In a previous blog, we showed the potential risk of Caller ID Spoofing. The Caller ID (Calling Line Identification is the official term) is for many people a proof of someone’s identity. When they receive a call from a number they recognize, they tend to trust the calling party.
But what is then the next step? What can a hacker do with this trust? It is just a telephone call, isn’t it? Well, being trusted allows him to leverage his social engineering skills. He can manipulate the called party at the other side of the line. He can ask for information he normally wouldn’t receive. And he can make the called party do things they normally wouldn’t do.
Social engineering at the company helpdesk
Let’s look at the example given in the CNN item below. Here it is shown how a hacker is calling from a known company Caller ID to the company’s helpdesk. They recognize his call as an internal company call and are therefore less cautious. On the contrary, they are very willing to help him. After all, customer satisfaction is the most important metric for many helpdesks. Using his social engineering skills, he manipulates the helpdesk agent to click on a link with malware which – just an example – gives the hacker immediate access to the company’s IT network.
The helpdesk agent wouldn’t have done this if some stranger was calling from an outside line. But this was an internal call from a colleague, so why not trust him? One telephone call with a fake CallerID is all the social engineer needs to get access.

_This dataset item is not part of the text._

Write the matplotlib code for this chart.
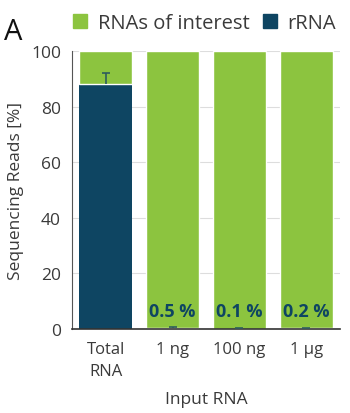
import matplotlib
matplotlib.use("Agg")
import matplotlib.pyplot as plt
import numpy as np
from matplotlib.patches import Patch

plt.rcParams['font.family'] = ['Open Sans', 'DejaVu Sans']

categories = ["Total\nRNA", "1 ng", "100 ng", "1 µg"]
rrna = [88.0, 0.5, 0.1, 0.2]
rrna_err = [4.0, 0.3, 0.1, 0.2]
interest = [100 - v for v in rrna]
pct_labels = ["", "0.5 %", "0.1 %", "0.2 %"]

green = "#8cc43f"
navy = "#0e4562"
text_c = "#3a3a3a"

fig = plt.figure(figsize=(3.5, 4.14), dpi=100)
ax = fig.add_axes([0.206, 0.203, 0.765, 0.671])

x = np.arange(len(categories))
w = 0.79
ax.bar(x, rrna, width=w, color=navy, zorder=2)
ax.bar(x, interest, bottom=rrna, width=w, color=green, edgecolor="white", linewidth=1.0, zorder=2)
eb = ax.errorbar(x, rrna, yerr=[np.zeros(len(rrna)), rrna_err], fmt="none",
                 ecolor="#2e5d5c", elinewidth=1.2, capsize=3, capthick=1.2, zorder=3)
caps = eb[1]
if len(caps) >= 2:
    caps[0].set_visible(False)

for xi, lab in zip(x, pct_labels):
    if lab:
        ax.text(xi, 6.5, lab, ha="center", va="center", fontsize=13, fontweight="bold", color=navy, zorder=4)

ax.set_xlim(-0.5, 3.5)
ax.set_ylim(0, 100)
ax.set_yticks([0, 20, 40, 60, 80, 100])
ax.set_xticks(x)
ax.set_xticklabels(categories, fontsize=12, color=text_c, linespacing=1.45)
ax.tick_params(axis="y", labelsize=12.5, labelcolor=text_c, length=0, pad=8)
ax.tick_params(axis="x", length=0, pad=9)
ax.yaxis.grid(True, color="#dddddd", linewidth=0.8, zorder=0)
ax.set_axisbelow(True)
for s in ["top", "right"]:
    ax.spines[s].set_visible(False)
ax.spines["left"].set_color("#555555")
ax.spines["bottom"].set_color("#333333")
ax.spines["bottom"].set_linewidth(1.2)
ax.set_ylabel("Sequencing Reads [%]", fontsize=12.5, color=text_c, labelpad=5)
ax.set_xlabel("Input RNA", fontsize=12.5, color=text_c, labelpad=9)

handles = [Patch(color=green, label="RNAs of interest"), Patch(color=navy, label="rRNA")]
fig.legend(handles=handles, loc="center", bbox_to_anchor=(0.585, 0.942), ncol=2, frameon=False,
           fontsize=14.5, handlelength=0.7, handleheight=0.7, handletextpad=0.5, columnspacing=0.7,
           labelcolor=text_c, borderpad=0, borderaxespad=0)
fig.text(0.012, 0.922, "A", fontsize=21, color="#111111", va="center", ha="left")

fig.savefig("out.png", dpi=100)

Social Engineering at a call center
A second example is perhaps even more frightening, at least from a consumer point-of-view. Find out how a caller can take over someone’s cell phone account by a combination of her excellent social skills and her crying baby in the background.
So, Caller ID Spoofing and Social Engineering are all a hacker needs?
Not always. Specifically, in inter-company or intra-company scenarios, Caller ID spoofing often won’t do the job. Internal calls have specific call characteristics (quality, echo, delay etc.) which differ from external calls. And in fraud-sensitive environments like banks, insurance companies or public services, advanced techniques (so-called audio fingerprinting or phone fingerprinting) are available to verify whether a call indeed originates from the network and location which the Caller ID suggests.
Social Engineering from a real Caller ID
So, in these situations, it may be critical for the hacker that the call really can be made from an internal business telephone, not from some Caller ID spoofer.
In such cases, the flex-office is the best friend of any hacker. In general, these offices are not the most challenging objects to enter without permission. Once you are in, you can pick a desk, grab the phone and start making internal phone calls. To the help desk for changing a password. To the finance department for some budget details. Or to the HR department to ask for some staff information.
Prevent hackers from accessing VoIP telephones
But how can a hacker have direct access to a company telephone? This requires that all VoIP telephones have open access and are not protected via usernames and PIN codes. A situation we often see in business environments for the simple reason that using usernames and PIN codes for desktop phones is far from easy. So, people don’t use it at all, use standard credentials or stay logged in forever. Very user-friendly for the end-user. But also very user-friendly for any hacker who has access to a desktop phone.
Prevent unauthorized access to your VoIP phones
Therefore, more and more our software assists companies in their attempts to minimize the risks of hackers accessing their VoIP networks. Our Active Login Manager only provides access to IP Telephones in case a user also logged into the computer network via his computer or laptop. Since that access is highly secure, the telephone access is secure as well. And every secured telephone is one telephone less that can be abused for social engineering tricks.